El cabello rubio brillaba como oro pulido y le caía a los lados del rostro, un rostro joven, mucho más joven que ella, los ángulos suaves se equilibraban con tanta armonía que Celeste recordó vagamente la pintura de un ángel.

En ese momento estuvo segura que era el final.

Él la miro mientras su cuerpo se retorcía ligeramente, sabía que era un agonía, lenta y dolorosa. Camino por la habitación, las paredes tenían un descolorido tono morado, y había pilas de ropa amontonada en una esquina, todo era tan insulso y común que se asqueo que alguien tan importante saliera una habitación así.

Escucho le latido desenfrenado de la chica a sus pies, sabía que en cuanto terminara no habría forma de controlarla.

Se agacho y la levanto en sus brazos, era tan liviana como una almohada. Ella se quejó, apenas pudo emitir un susurro ahogado.

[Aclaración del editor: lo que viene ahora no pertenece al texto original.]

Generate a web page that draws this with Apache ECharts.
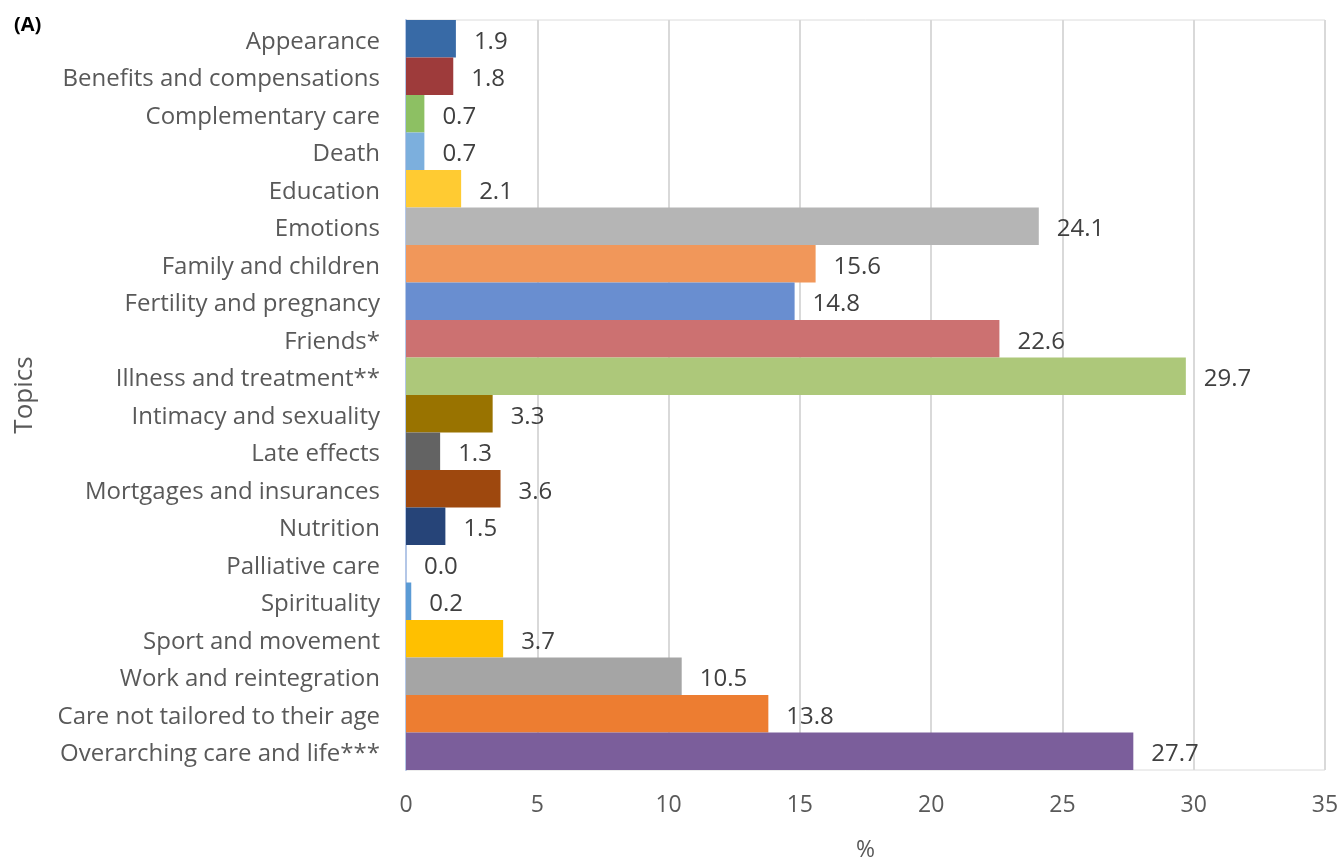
<!DOCTYPE html>
<html>
<head>
<meta charset="utf-8">
<script src="https://cdn.jsdelivr.net/npm/echarts@6/dist/echarts.min.js"></script>
<style>
  html, body { margin: 0; padding: 0; background: #fff; }
  #chart { width: 1340px; height: 862px; }
</style>
</head>
<body>
<div id="chart"></div>
<script>
// topics, top to bottom
const topics = [
  'Appearance', 'Benefits and compensations', 'Complementary care', 'Death',
  'Education', 'Emotions', 'Family and children', 'Fertility and pregnancy',
  'Friends*', 'Illness and treatment**', 'Intimacy and sexuality', 'Late effects',
  'Mortgages and insurances', 'Nutrition', 'Palliative care', 'Spirituality',
  'Sport and movement', 'Work and reintegration', 'Care not tailored to their age',
  'Overarching care and life***'
];
const percent = [1.9, 1.8, 0.7, 0.7, 2.1, 24.1, 15.6, 14.8, 22.6, 29.7, 3.3, 1.3, 3.6, 1.5, 0.0, 0.2, 3.7, 10.5, 13.8, 27.7];
const barColors = [
  '#386aa6', '#9e3b3b', '#8dc063', '#7cafdd', '#ffcb32', '#b5b5b5', '#f1975a',
  '#698ed0', '#cc7171', '#adc87a', '#997300', '#636363', '#9e480e', '#264478',
  '#a9c4e8', '#5b9bd5', '#ffc000', '#a5a5a5', '#ed7d31', '#7b5e9b'
];
const xTicks = { min: 0, max: 35, step: 5 };

const font = '"Open Sans", "Noto Sans", sans-serif';

const chart = echarts.init(document.getElementById('chart'), null, { renderer: 'canvas' });
chart.setOption({
  animation: false,
  textStyle: { fontFamily: font },
  title: {
    text: '(A)',
    left: 9, top: 10,
    textStyle: { fontSize: 20, fontWeight: 'bold', color: '#000', fontFamily: font }
  },
  grid: {
    left: 406, right: 15, top: 20, bottom: 92,
    outerBoundsMode: 'none',
    show: true, borderColor: '#dcdcdc', borderWidth: 1
  },
  xAxis: {
    type: 'value',
    min: xTicks.min, max: xTicks.max, interval: xTicks.step,
    name: '%', nameLocation: 'middle', nameGap: 69,
    nameTextStyle: { fontSize: 23, color: '#595959' },
    axisLine: { show: false },
    axisTick: { show: false },
    axisLabel: { fontSize: 23, color: '#595959', margin: 24 },
    splitLine: { lineStyle: { color: '#d9d9d9', width: 2 } }
  },
  yAxis: {
    type: 'category',
    data: topics,
    inverse: true,
    name: 'Topics', nameLocation: 'middle', nameGap: 368,
    nameTextStyle: { fontSize: 26, color: '#595959' },
    axisLine: { lineStyle: { color: '#b4c7e7', width: 2 } },
    axisTick: { length: 8, lineStyle: { color: '#b4c7e7', width: 2 } },
    axisLabel: {
      margin: 26,
      formatter: v => '{t|' + v + '}',
      rich: { t: { fontSize: 24, color: '#595959', fontFamily: font, padding: [6, 0, 0, 0] } }
    }
  },
  series: [{
    type: 'bar',
    data: percent.map((v, i) => ({ value: v, itemStyle: { color: barColors[i] } })),
    barCategoryGap: 0,
    label: {
      show: true, position: 'right', distance: 18, offset: [0, 3],
      fontSize: 24, color: '#404040',
      formatter: p => p.value.toFixed(1)
    }
  }]
});
</script>
</body>
</html>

Salió del cuarto con ella en brazos, las luces de la casa estaban apagadas, pero él miraba con la caridad del día. No miro a nadie en particular, nadie allí era tan importante como la persona en sus brazos.

—Traigan a la humana. Nos vamos —ordeno. Su voz era una seda, aterciopelada y suave. Todos en la habitación se movieron tan rápido que eran borrosas sombras.

La madre de Celeste fue sacada de su habitación, tenía moretones oscuros en sus brazos. Miraba a las personas a su alrededor con horror, demasiado hermosos y demasiado brutales.

Miro a su hija con pánico colgando en los brazos de un niño. Sus rasgos apenas lograba rasguñar los 15 años, pero su belleza era tan brutal como una daga de oro. La madre de Celeste pensó en historias de ángeles vengadores, forrados de oro pero antes de que pudiera ver algo más todo se volvió oscuro.